Why a seven foot wide island might not be totally optimal ? Perhaps because it can be pretty hard to work on stuff that is 3 1/2 feet away from the edge without either crushing things that are closer to the edge, crawling under the layout and popping your head out a an access hole or dangling from some kind of overhead contraption.

With Murphy being the realist what he was, it is in those kinds of situations (when it is very hard to access something) that I often find that I have forgotten some tool I will need, so I have to crawl back out again to get the tool, swearing in a couple of different languages both coming out again and going in again (and even more so for the second or third time) Goldth

If I had a space that was 14 by 70 feet, I think I probably would have considered doing something like this:

[Image: 14x70.jpg]

Ie combining an island/peninsula down the center of the room with shelves along the two long sides. Advantage is better reach (nothing is further than about 2 feet away from an aisle), and room for a more (and more visually separated) scenes along the track, a longer mainline without having to loop back through the same scene - you get about 280-300 feet of run length down one wall, up the peninsula, around the lobe at the end of the peninsula, down other end of peninsula and then up the other wall, before curving around at the end of the room to go back to the first wall again.

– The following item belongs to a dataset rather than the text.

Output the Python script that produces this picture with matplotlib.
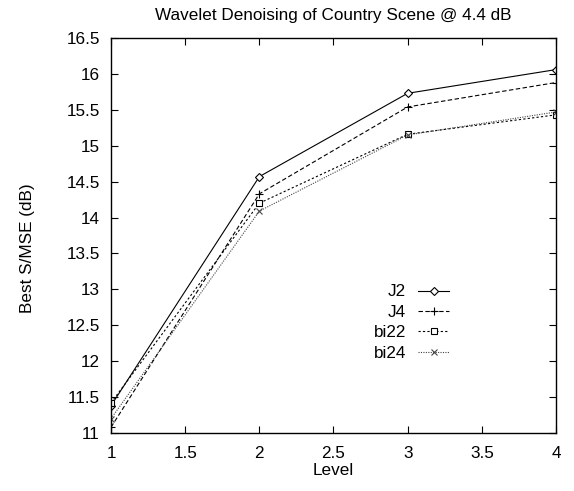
import matplotlib
matplotlib.use("Agg")
import matplotlib.pyplot as plt

plt.rcParams['font.family'] = ['Liberation Sans', 'DejaVu Sans']

levels = [1, 2, 3, 4]
j2 = [11.38, 14.57, 15.73, 16.06]
j4 = [11.08, 14.33, 15.54, 15.88]
bi22 = [11.42, 14.20, 15.16, 15.43]
bi24 = [11.20, 14.09, 15.15, 15.47]

x_ticks = [1, 1.5, 2, 2.5, 3, 3.5, 4]
x_ticklabels = ['1', '1.5', '2', '2.5', '3', '3.5', '4']
y_ticks = [11, 11.5, 12, 12.5, 13, 13.5, 14, 14.5, 15, 15.5, 16, 16.5]
y_ticklabels = ['11', '11.5', '12', '12.5', '13', '13.5', '14', '14.5', '15', '15.5', '16', '16.5']

W, H = 574, 491
fig = plt.figure(figsize=(W / 100, H / 100), dpi=100)
L, R, T, B = 111, 556, 38, 433
ax = fig.add_axes([L / W, 1 - B / H, (R - L) / W, (B - T) / H])

lw = 0.8
ax.plot(levels, j2, color='black', lw=lw, linestyle='-', marker='D', markersize=3.8,
        markerfacecolor='white', markeredgewidth=0.8, label='J2')
ax.plot(levels, j4, color='black', lw=lw, linestyle=(0, (4, 2.2)), marker='+', markersize=6,
        markeredgewidth=0.8, label='J4')
ax.plot(levels, bi22, color='black', lw=lw, linestyle=(0, (2, 2)), marker='s', markersize=5,
        markerfacecolor='white', markeredgewidth=0.8, label='bi22')
ax.plot(levels, bi24, color='#444444', lw=lw, linestyle=(0, (1, 1.2)), marker='x', markersize=5,
        markeredgewidth=0.8, label='bi24')

ax.set_xlim(1, 4)
ax.set_ylim(11, 16.5)
ax.set_xticks(x_ticks)
ax.set_xticklabels(x_ticklabels)
ax.set_yticks(y_ticks)
ax.set_yticklabels(y_ticklabels)

ax.tick_params(direction='in', length=5, width=0.8, top=True, right=True,
               labelsize=12.3)
ax.tick_params(axis='x', pad=9)
ax.tick_params(axis='y', pad=8)
for s in ax.spines.values():
    s.set_linewidth(1.0)

ax.set_title('Wavelet Denoising of Country Scene @ 4.4 dB', fontsize=12.3, pad=13)
ax.set_xlabel('Level', fontsize=12.3, labelpad=2)
ax.set_ylabel('Best S/MSE (dB)', fontsize=12.3)
ax.yaxis.set_label_coords((35 - L) / (R - L), (B - 248) / (B - T))

leg = ax.legend(loc='upper right', bbox_to_anchor=(449 / W, 1 - 284.5 / H),
                bbox_transform=fig.transFigure, frameon=False, markerfirst=False,
                fontsize=12.3, handlelength=1.8, handletextpad=0.7,
                labelspacing=0.32, borderpad=0, borderaxespad=0)

fig.savefig('out.png', dpi=100)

Disadvantage ? You have to make some kind of swing gate/lift-up/lift-out or duck-under at the point where you need to move into the layout, and you have to decide what to do with the windows high up on your southern wall - whether to leave them as-is, have roll down curtains with sky painted on the backside or some other solution.

Anyways - just a suggestion - if you want to do a seven foot wide island, then by all means do a seven foot wide island - it is your space and your layout - I am just pointing out that it is not a case of either a layout that just runs along the walls or just stands in the center of the floor, but it is quite possible to mix and match and combine the two styles when there is room for that Goldth

Edit: I didn't mention this, but lets make it explicit: longer and narrower benchwork is probably better suited for scenes where each train pass through each scene once during a round of the layout - which is the case for the overwhelming majority of real life railroad scenes, including mountain scenes.

But equally obvious: wider benchwork would probably be more suited if you desire to make a scene where a trains loop over and around itself and meanders through a scene from many directions as part of it's ascent or descent of the mountain, popping in and out of tunnels and across bridges.

Which is just yet another way of saying "there is no 'one size fits all' in layout design". Around-the-wall style is good in some circumstances, freestanding middle-of-floor is good under some circumstances, combinations of the two are good under some circumstances. No single style is always good or always bad.